Amnesty International estimates that there are some 2,200 political prisoners in Myanmar. They were jailed for opposing the military government that clung on to power after putting Aung San Suu Ki under house arrest when she won the elections in 1990.
The tragedy of the situation in Myanmar is that it is not simply those who dare to challenge the ruling junta that are victimised.
While the votes of the elections were still being counted, violent fighting in an eastern border town between government soldiers and ethnic rebels sent 20,000 fleeing for safety to neighbouring Thailand.
This was the largest influx of Myanmese refugees in five years to neighbouring Thailand.
The story of these Myanmese refugees began after the country obtained its independence from Britain in 1948. A civil war soon broke out between the majority Burmans and the ethnic minorities.
Of these minorities, the most significant are the Karens, who form more than 60 percent of the Myanmese refugees in Thailand.
To date, 206,000 Myanmese have been officially recognised as refugees, but the United Nations Refugee Agency estimates that there are closer to 400,000.
Those numbers look set to increase as the Myanmar military continues to torch Karen villages.
Japan recently became the first Asian country to accept resettled Myanmese refugees. It will take in 90 individuals over three years.
Since 2005, nearly 61,000 have been resettled from the refugee camps in Thailand, with most of them bound for the United States, Canada and Australia.
This is the largest refugee resettlement effort in the world.
This is the largest refugee resettlement effort in the world. While it gives a new lease of life to the refugees, the crux of the problem remains unresolved, as Myanmar's military regime continues to operate with the financial and political backing of its superpower ally, China.

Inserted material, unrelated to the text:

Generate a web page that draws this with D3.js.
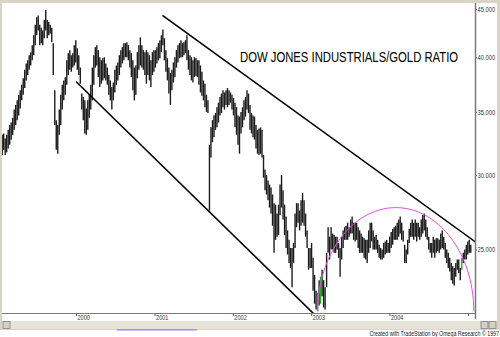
<!DOCTYPE html>
<html>
<head>
<meta charset="utf-8">
<script src="https://cdn.jsdelivr.net/npm/d3@7"></script>
<style>
html, body { margin: 0; padding: 0; background: #d8d4c6; }
svg { display: block; font-family: Arial, "Liberation Sans", sans-serif; }
</style>
</head>
<body>
<svg id="chart" width="500" height="337"></svg>
<script>
// weekly bars, first one in the week of 22 jan 1999
var firstWeek = "1999-01-22";
var highs = [
  33.1,33.2,32.8,33.1,33.5,33.9,34.1,34.5,35.2,35.6,36.0,36.5,36.9,37.4,38.0,38.8,39.4,39.7,40.2,40.5,
  41.2,42.2,43.3,44.1,44.3,43.3,43.0,42.7,43.8,44.9,43.8,43.6,43.3,43.0,41.4,36.9,34.3,33.9,35.2,36.5,
  37.4,37.8,38.1,39.7,40.4,40.7,40.2,40.4,41.2,41.7,40.9,40.2,39.0,36.6,36.3,36.0,35.3,36.0,36.5,37.4,
  39.0,40.2,41.0,41.2,40.7,40.0,39.7,39.9,40.0,39.4,39.0,38.3,37.8,37.2,37.6,38.8,39.2,39.5,40.2,40.7,
  41.0,41.4,41.4,41.5,41.2,40.7,40.4,39.7,39.0,39.2,40.5,41.2,42.0,41.2,40.7,40.5,40.7,40.5,40.2,39.7,
  40.5,40.7,40.7,41.0,41.4,41.7,42.2,42.8,41.9,40.7,39.9,39.0,38.5,38.8,39.5,40.0,40.7,41.2,41.4,41.7,
  41.4,41.5,41.7,42.2,40.7,40.2,40.0,39.7,40.0,39.9,39.7,39.7,39.2,38.6,37.8,37.5,36.5,36.0,32.3,33.7,
  34.3,34.7,34.9,35.4,35.8,36.3,36.6,36.9,36.7,36.9,37.1,36.9,36.7,36.5,36.2,35.8,35.4,34.7,34.6,35.0,
  35.4,36.0,36.3,36.9,36.6,35.6,34.9,34.7,34.6,33.9,33.5,33.6,33.7,33.5,31.5,30.4,30.0,29.6,29.3,29.1,
  28.6,28.0,27.9,27.3,27.9,29.3,30.0,28.9,27.9,27.1,26.2,25.6,25.1,25.1,25.4,27.3,28.0,28.0,27.5,28.2,
  28.7,28.2,27.3,26.2,25.1,25.1,25.4,24.5,23.5,22.6,22.5,23.2,23.4,23.8,23.2,22.8,24.8,26.4,25.8,26.4,
  26.0,25.9,25.8,25.8,25.4,25.1,25.8,26.2,26.4,26.5,26.7,26.4,26.9,27.1,26.7,26.7,26.7,26.4,26.2,26.0,
  25.8,25.7,25.6,25.6,26.2,26.7,26.7,26.2,25.8,25.9,25.6,25.3,25.1,25.0,25.4,25.5,25.6,25.4,25.8,26.1,
  26.3,26.4,26.5,26.7,26.9,27.1,26.7,26.2,25.3,25.0,25.6,26.3,26.7,26.9,26.7,26.9,26.7,26.7,26.4,26.9,
  27.2,27.3,26.9,26.4,25.8,25.4,25.4,25.8,25.6,25.7,25.7,25.6,26.0,26.2,25.8,25.4,25.0,24.8,24.5,24.2,
  24.0,23.9,24.2,24.4,24.4,23.9,24.5,24.8,25.0,25.3,25.5,25.6,25.3
];
var lows = [
  31.5,31.9,31.5,31.7,32.0,32.3,32.7,33.1,33.5,33.9,34.3,34.7,35.3,36.0,36.5,37.1,37.8,38.3,38.8,39.2,
  39.7,40.2,41.2,42.2,42.7,41.2,41.4,41.2,41.9,42.7,41.9,42.2,42.4,41.5,38.3,33.9,31.9,31.6,33.1,33.9,
  35.2,36.0,36.5,37.4,38.3,38.8,38.6,39.0,39.2,39.5,38.8,38.3,37.5,35.2,34.3,33.2,33.1,33.5,34.5,35.2,
  36.0,37.4,39.0,39.2,38.1,37.2,37.5,37.8,38.0,37.8,37.4,36.5,36.0,35.2,36.0,36.7,37.4,37.8,38.3,39.0,
  39.4,39.7,40.0,40.0,39.7,39.0,38.1,36.9,36.0,36.5,38.0,38.8,39.2,39.0,38.8,38.3,37.5,38.3,37.8,37.2,
  38.3,38.6,39.0,39.4,39.7,39.9,40.5,41.2,39.7,38.6,37.8,36.6,35.6,36.9,37.6,38.1,39.0,39.5,39.9,40.0,
  40.0,40.2,40.4,39.7,38.8,38.3,37.8,37.6,38.1,38.2,38.1,37.4,36.7,36.4,36.0,35.4,35.0,34.9,27.5,31.3,
  32.5,32.9,33.5,33.7,34.1,34.7,34.9,35.4,35.2,35.6,35.4,35.6,35.8,35.2,34.7,33.7,33.1,32.3,31.6,33.2,
  33.7,34.3,34.6,35.2,34.9,33.5,33.2,32.9,32.7,32.0,31.6,31.5,31.6,31.3,29.8,28.9,28.6,28.2,27.7,27.3,
  26.5,24.8,25.6,25.8,25.9,27.2,27.7,26.9,25.9,25.1,24.7,24.2,23.9,22.8,24.2,25.1,26.4,26.7,26.2,26.5,
  26.7,26.5,25.8,25.1,23.8,23.9,23.9,22.6,21.9,21.6,21.5,21.8,21.9,22.3,21.7,21.6,22.8,24.8,24.4,25.0,
  25.0,24.8,24.8,25.0,24.5,23.4,24.4,25.1,25.6,25.6,25.6,25.8,26.0,26.0,25.6,25.5,25.6,25.1,24.8,24.8,
  24.8,24.5,24.4,24.2,24.8,25.1,25.5,25.0,25.0,25.0,24.8,24.5,24.4,24.4,24.5,24.7,24.8,24.8,24.8,25.1,
  25.3,25.6,25.6,25.6,25.8,26.0,25.6,25.5,24.2,24.2,24.7,25.4,25.8,25.8,25.6,25.8,25.5,25.8,25.6,25.8,
  26.0,26.2,25.8,25.6,25.0,24.8,24.5,24.8,24.5,24.8,24.9,24.8,25.0,25.1,25.0,24.5,24.2,23.9,23.7,23.2,
  23.0,22.9,23.4,23.8,23.6,23.2,23.8,24.2,24.4,24.4,24.7,24.8,24.8
];
var greenBars = [210, 212, 306];

var yearTicks = ["2000-01-01","2001-01-01","2002-01-01","2003-01-01","2004-01-01","2005-01-01"];
var yearLabels = ["2000","2001","2002","2003","2004",""];
var priceTicks = [25, 30, 35, 40, 45];

// trend lines and the arc, in date / ratio units
var upperLine = [["2001-02-07", 44.3], ["2005-02-12", 25.4]];
var lowerLine = [["2000-01-01", 37.7], ["2003-01-24", 21.25]];
var arcDates = ["2003-02-01", "2005-01-28"];
var arcBase = 21.5, arcTop = 27.7;

var title = "DOW JONES INDUSTRIALS/GOLD RATIO";
var credit = "Created with TradeStation by Omega Research \u00a9 1997";

var parse = d3.timeParse("%Y-%m-%d");
var svg = d3.select("#chart");

var plotL = 2, plotR = 475, plotT = 3, plotB = 313;

var x = d3.scaleTime()
    .domain([parse("2000-01-01"), parse("2005-01-01")])
    .range([76, 468]);
var y = d3.scaleLog()
    .domain([21.41, 45.67])
    .range([plotB, plotT]);

// white window
svg.append("rect").attr("x", 2).attr("y", 3).attr("width", 495).attr("height", 318).attr("fill", "#fff");
svg.append("rect").attr("x", 0).attr("y", 330).attr("width", 500).attr("height", 7).attr("fill", "#fff");

svg.append("clipPath").attr("id", "plotclip")
  .append("rect").attr("x", plotL).attr("y", plotT).attr("width", plotR - plotL).attr("height", plotB - plotT);

var plot = svg.append("g").attr("clip-path", "url(#plotclip)");

// bars
var start = parse(firstWeek);
var bars = highs.map(function(h, i) {
    return {date: d3.timeWeek.offset(start, i), hi: h, lo: lows[i], green: greenBars.indexOf(i) >= 0};
});
plot.selectAll("line.bar")
    .data(bars)
    .enter()
    .append("line")
    .attr("class", "bar")
    .attr("x1", function(d) { return x(d.date); })
    .attr("x2", function(d) { return x(d.date); })
    .attr("y1", function(d) { return y(d.hi); })
    .attr("y2", function(d) { return y(d.lo); })
    .attr("stroke", function(d) { return d.green ? "#22b022" : "#1c1c1c"; })
    .attr("stroke-width", 1.4);

// trend lines
var lineGen = d3.line()
    .x(function(d) { return x(parse(d[0])); })
    .y(function(d) { return y(d[1]); });
[upperLine, lowerLine].forEach(function(l) {
    plot.append("path").attr("d", lineGen(l))
        .attr("fill", "none").attr("stroke", "#000").attr("stroke-width", 1.6);
});

// magenta arc
var ax0 = x(parse(arcDates[0])), ax1 = x(parse(arcDates[1]));
var cx = (ax0 + ax1) / 2, rx = (ax1 - ax0) / 2;
var cy = y(arcBase), ry = y(arcBase) - y(arcTop);
var arcPts = d3.range(0, 181, 3).map(function(a) {
    var t = Math.PI - a * Math.PI / 180;
    return [cx + rx * Math.cos(t), cy - ry * Math.sin(t)];
});
plot.append("path").attr("d", d3.line()(arcPts))
    .attr("fill", "none").attr("stroke", "#e050e0").attr("stroke-width", 1);

// right axis
var yAxis = d3.axisRight(y).tickValues(priceTicks).tickFormat(d3.format(".3f")).tickSize(2).tickSizeOuter(0);
var gy = svg.append("g").attr("transform", "translate(" + plotR + ",0)").call(yAxis);
gy.select(".domain").remove();
gy.selectAll("line").attr("stroke", "#555");
gy.selectAll("text").attr("font-size", "5.8px").attr("fill", "#333").attr("x", 2.5)
    .attr("transform", "scale(1,1.25)").attr("font-family", "Arial, sans-serif");
svg.append("line").attr("x1", plotR + 0.5).attr("x2", plotR + 0.5).attr("y1", plotT).attr("y2", plotB + 6)
    .attr("stroke", "#7a7a7a").attr("stroke-width", 1.5);

// bottom axis
var xAxis = d3.axisBottom(x).tickValues(yearTicks.map(parse))
    .tickFormat(function(d, i) { return yearLabels[i]; }).tickSize(3).tickSizeOuter(0);
var gx = svg.append("g").attr("transform", "translate(0," + plotB + ")").call(xAxis);
gx.select(".domain").remove();
gx.selectAll("line").attr("stroke", "#555");
gx.selectAll("text").attr("font-size", "5.6px").attr("fill", "#333").attr("text-anchor", "start")
    .attr("x", 1).attr("y", 2).attr("dy", "0.71em").attr("transform", "scale(1,1.25)")
    .attr("font-family", "Arial, sans-serif");
svg.append("line").attr("x1", plotL).attr("x2", plotR).attr("y1", plotB + 0.5).attr("y2", plotB + 0.5)
    .attr("stroke", "#7a7a7a").attr("stroke-width", 1.2);

// title, tall and narrow like the original screen font
svg.append("text").attr("transform", "translate(240,62) scale(1,1.23)").text(title)
    .attr("font-size", "11.3px").attr("fill", "#000");

// scrollbar
svg.append("rect").attr("x", 2).attr("y", 321).attr("width", 495).attr("height", 8).attr("fill", "#e6e3d8");
var btn = function(bx) {
    svg.append("rect").attr("x", bx).attr("y", 321.5).attr("width", 7).attr("height", 7)
        .attr("fill", "#d4d0c8").attr("stroke", "#808080").attr("stroke-width", 0.8);
};
btn(3); btn(481); btn(489);
svg.append("rect").attr("x", 117).attr("y", 329).attr("width", 80).attr("height", 1.5).attr("fill", "#9c8cf0");

// credit
svg.append("text").attr("transform", "translate(499,336) scale(1,1.3)").attr("text-anchor", "end").text(credit)
    .attr("font-size", "5.3px").attr("fill", "#222");
</script>
</body>
</html>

It may be a tad unrealistic to expect China to criticise Myanmar, a country with human rights and political persecution records similar to its own. But what about the military regime's democratic neighbours?
As US President Barack Obama put it on his state visit to India earlier this month: “When peaceful democratic movements are suppressed, as they have been in Burma (Myanmar), then the democracies of the world cannot remain silent.”
Yet the world's largest democracy India may be doing just that. While it used to back Aung San Suu Kyi's call for democracy, New Delhi is now following in the footsteps of its East Asian rival, both to pursue its own energy interests and to counter China's balance there.
Myanmar’s neighbours are acting in favour of “engaging” the military regime, as opposed to the West's boycott of it. They believe this to be a more effective way of influencing the military government. Perhaps it is. But there are close to half a million Myanmese made refugees by their tyrannical regime. Another half a million are internally displaced and 2 million more living as illegal migrants elsewhere.
They have yet to see any change for the better.